EXERCISE DESCRIPTION
Return all the data below as it stands, minus the pictures.
──────── DATA LINES ────────
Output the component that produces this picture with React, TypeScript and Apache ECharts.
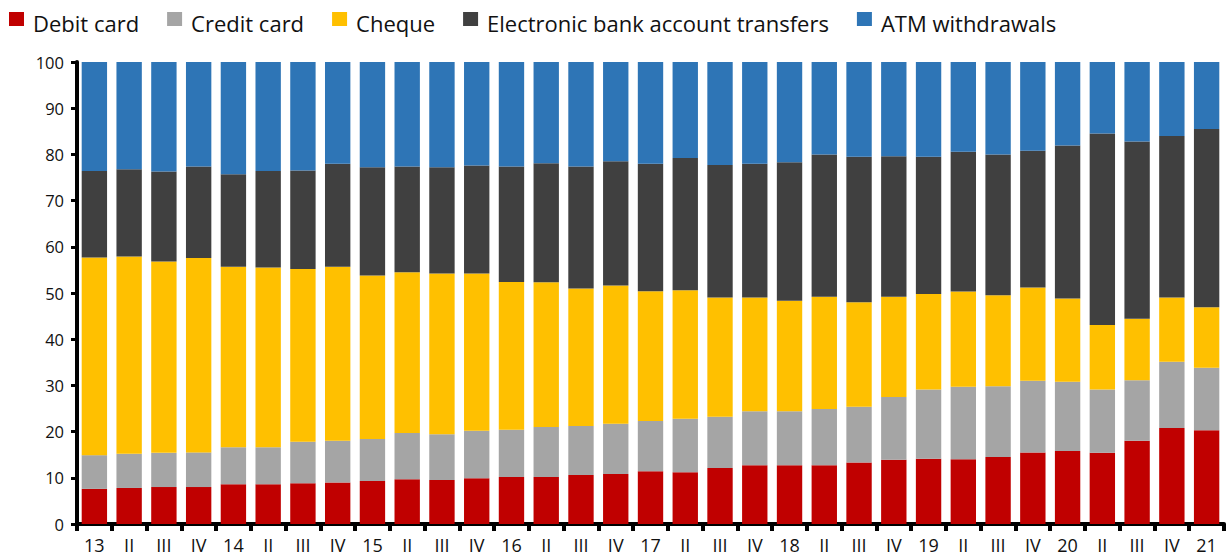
import React, { useEffect, useRef } from "react";
import * as echarts from "echarts";

const categories = [
  "13", "II", "III", "IV",
  "14", "II", "III", "IV",
  "15", "II", "III", "IV",
  "16", "II", "III", "IV",
  "17", "II", "III", "IV",
  "18", "II", "III", "IV",
  "19", "II", "III", "IV",
  "20", "II", "III", "IV",
  "21",
];

const debitCard = [
  7.6, 7.8, 8.0, 8.0, 8.6, 8.6, 8.8, 9.0, 9.3, 9.7, 9.5, 9.9, 10.2, 10.2, 10.6, 10.8,
  11.4, 11.2, 12.1, 12.7, 12.7, 12.7, 13.3, 13.9, 14.1, 14.0, 14.5, 15.5, 15.8, 15.4,
  18.0, 20.8, 20.3,
];
const creditCard = [
  7.3, 7.4, 7.4, 7.5, 8.0, 8.0, 9.0, 9.0, 9.1, 10.0, 9.9, 10.3, 10.2, 10.8, 10.6, 10.9,
  10.9, 11.6, 11.1, 11.7, 11.7, 12.2, 12.1, 13.6, 15.0, 15.7, 15.3, 15.5, 15.0, 13.7,
  13.1, 14.3, 13.5,
];
const cheque = [
  42.8, 42.7, 41.4, 42.1, 39.1, 38.9, 37.4, 37.7, 35.4, 34.8, 34.8, 34.0, 32.0, 31.3,
  29.8, 29.9, 28.1, 27.8, 25.8, 24.6, 23.9, 24.3, 22.6, 21.7, 20.7, 20.6, 19.7, 20.2,
  18.0, 14.0, 13.3, 13.9, 13.1,
];
const electronicTransfers = [
  18.7, 18.9, 19.5, 19.8, 20.0, 20.9, 21.3, 22.3, 23.4, 22.9, 23.0, 23.4, 25.0, 25.8,
  26.4, 26.9, 27.6, 28.6, 28.7, 29.0, 30.0, 30.8, 31.5, 30.4, 29.7, 30.3, 30.5, 29.6,
  33.1, 41.4, 38.4, 35.0, 38.6,
];
const atmWithdrawals = [
  23.6, 23.2, 23.7, 22.6, 24.3, 23.6, 23.5, 22.0, 22.8, 22.6, 22.8, 22.4, 22.6, 21.9,
  22.6, 21.5, 22.0, 20.8, 22.3, 22.0, 21.7, 20.0, 20.5, 20.4, 20.5, 19.4, 20.0, 19.2,
  18.1, 15.5, 17.2, 16.0, 14.5,
];

const seriesDefs = [
  { name: "Debit card", data: debitCard, color: "#C00000" },
  { name: "Credit card", data: creditCard, color: "#A5A5A5" },
  { name: "Cheque", data: cheque, color: "#FFC000" },
  { name: "Electronic bank account transfers", data: electronicTransfers, color: "#404040" },
  { name: "ATM withdrawals", data: atmWithdrawals, color: "#2E75B6" },
];

const FONT = "'Open Sans', 'Noto Sans', sans-serif";
// square in the upper part of a taller box, so the label sits a little lower than the marker
const LEGEND_ICON = "path://M0,0h15v14h-15zM7.5,22h0.01v0.01h-0.01z";

export default function App() {
  const ref = useRef<HTMLDivElement>(null);
  useEffect(() => {
    if (!ref.current) return;
    const chart = echarts.init(ref.current, undefined, { renderer: "svg" });
    chart.setOption({
      animation: false,
      backgroundColor: "#ffffff",
      textStyle: { fontFamily: FONT },
      legend: {
        left: 9,
        top: 12,
        padding: 0,
        itemWidth: 15,
        itemHeight: 22,
        itemGap: 28,
        icon: LEGEND_ICON,
        textStyle: {
          fontSize: 22,
          color: "#111",
          fontFamily: FONT,
          padding: [0, 0, 0, 4],
        },
        data: seriesDefs.map((s) => s.name),
      },
      grid: { left: 77, right: 8, top: 62, bottom: 34 },
      xAxis: {
        type: "category",
        data: categories,
        axisLine: { lineStyle: { color: "#000", width: 4 } },
        axisTick: { show: true, length: 7, lineStyle: { color: "#000", width: 4 } },
        axisLabel: { color: "#111", fontSize: 18, margin: 12, interval: 0, fontFamily: FONT },
      },
      yAxis: {
        type: "value",
        min: 0,
        max: 100,
        interval: 10,
        axisLine: { show: true, lineStyle: { color: "#000", width: 4 } },
        axisTick: { show: true, length: 6, lineStyle: { color: "#000", width: 3 } },
        axisLabel: { color: "#111", fontSize: 16.5, margin: 13, fontFamily: FONT },
        splitLine: { show: false },
      },
      series: seriesDefs.map((s) => ({
        name: s.name,
        type: "bar",
        stack: "total",
        barCategoryGap: "27%",
        data: s.data,
        itemStyle: { color: s.color },
      })),
    });
    return () => chart.dispose();
  }, []);
  return (
    <div
      ref={ref}
      style={{ position: "absolute", left: 0, top: 0, width: 1232, height: 558 }}
    />
  );
}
────────
RESULT OF THIS EXERCISE
Output the component that produces this picture with React, TypeScript and Apache ECharts.
import React, { useEffect, useRef } from "react";
import * as echarts from "echarts";

const categories = [
  "13", "II", "III", "IV",
  "14", "II", "III", "IV",
  "15", "II", "III", "IV",
  "16", "II", "III", "IV",
  "17", "II", "III", "IV",
  "18", "II", "III", "IV",
  "19", "II", "III", "IV",
  "20", "II", "III", "IV",
  "21",
];

const debitCard = [
  7.6, 7.8, 8.0, 8.0, 8.6, 8.6, 8.8, 9.0, 9.3, 9.7, 9.5, 9.9, 10.2, 10.2, 10.6, 10.8,
  11.4, 11.2, 12.1, 12.7, 12.7, 12.7, 13.3, 13.9, 14.1, 14.0, 14.5, 15.5, 15.8, 15.4,
  18.0, 20.8, 20.3,
];
const creditCard = [
  7.3, 7.4, 7.4, 7.5, 8.0, 8.0, 9.0, 9.0, 9.1, 10.0, 9.9, 10.3, 10.2, 10.8, 10.6, 10.9,
  10.9, 11.6, 11.1, 11.7, 11.7, 12.2, 12.1, 13.6, 15.0, 15.7, 15.3, 15.5, 15.0, 13.7,
  13.1, 14.3, 13.5,
];
const cheque = [
  42.8, 42.7, 41.4, 42.1, 39.1, 38.9, 37.4, 37.7, 35.4, 34.8, 34.8, 34.0, 32.0, 31.3,
  29.8, 29.9, 28.1, 27.8, 25.8, 24.6, 23.9, 24.3, 22.6, 21.7, 20.7, 20.6, 19.7, 20.2,
  18.0, 14.0, 13.3, 13.9, 13.1,
];
const electronicTransfers = [
  18.7, 18.9, 19.5, 19.8, 20.0, 20.9, 21.3, 22.3, 23.4, 22.9, 23.0, 23.4, 25.0, 25.8,
  26.4, 26.9, 27.6, 28.6, 28.7, 29.0, 30.0, 30.8, 31.5, 30.4, 29.7, 30.3, 30.5, 29.6,
  33.1, 41.4, 38.4, 35.0, 38.6,
];
const atmWithdrawals = [
  23.6, 23.2, 23.7, 22.6, 24.3, 23.6, 23.5, 22.0, 22.8, 22.6, 22.8, 22.4, 22.6, 21.9,
  22.6, 21.5, 22.0, 20.8, 22.3, 22.0, 21.7, 20.0, 20.5, 20.4, 20.5, 19.4, 20.0, 19.2,
  18.1, 15.5, 17.2, 16.0, 14.5,
];

const seriesDefs = [
  { name: "Debit card", data: debitCard, color: "#C00000" },
  { name: "Credit card", data: creditCard, color: "#A5A5A5" },
  { name: "Cheque", data: cheque, color: "#FFC000" },
  { name: "Electronic bank account transfers", data: electronicTransfers, color: "#404040" },
  { name: "ATM withdrawals", data: atmWithdrawals, color: "#2E75B6" },
];

const FONT = "'Open Sans', 'Noto Sans', sans-serif";
// square in the upper part of a taller box, so the label sits a little lower than the marker
const LEGEND_ICON = "path://M0,0h15v14h-15zM7.5,22h0.01v0.01h-0.01z";

export default function App() {
  const ref = useRef<HTMLDivElement>(null);
  useEffect(() => {
    if (!ref.current) return;
    const chart = echarts.init(ref.current, undefined, { renderer: "svg" });
    chart.setOption({
      animation: false,
      backgroundColor: "#ffffff",
      textStyle: { fontFamily: FONT },
      legend: {
        left: 9,
        top: 12,
        padding: 0,
        itemWidth: 15,
        itemHeight: 22,
        itemGap: 28,
        icon: LEGEND_ICON,
        textStyle: {
          fontSize: 22,
          color: "#111",
          fontFamily: FONT,
          padding: [0, 0, 0, 4],
        },
        data: seriesDefs.map((s) => s.name),
      },
      grid: { left: 77, right: 8, top: 62, bottom: 34 },
      xAxis: {
        type: "category",
        data: categories,
        axisLine: { lineStyle: { color: "#000", width: 4 } },
        axisTick: { show: true, length: 7, lineStyle: { color: "#000", width: 4 } },
        axisLabel: { color: "#111", fontSize: 18, margin: 12, interval: 0, fontFamily: FONT },
      },
      yAxis: {
        type: "value",
        min: 0,
        max: 100,
        interval: 10,
        axisLine: { show: true, lineStyle: { color: "#000", width: 4 } },
        axisTick: { show: true, length: 6, lineStyle: { color: "#000", width: 3 } },
        axisLabel: { color: "#111", fontSize: 16.5, margin: 13, fontFamily: FONT },
        splitLine: { show: false },
      },
      series: seriesDefs.map((s) => ({
        name: s.name,
        type: "bar",
        stack: "total",
        barCategoryGap: "27%",
        data: s.data,
        itemStyle: { color: s.color },
      })),
    });
    return () => chart.dispose();
  }, []);
  return (
    <div
      ref={ref}
      style={{ position: "absolute", left: 0, top: 0, width: 1232, height: 558 }}
    />
  );
}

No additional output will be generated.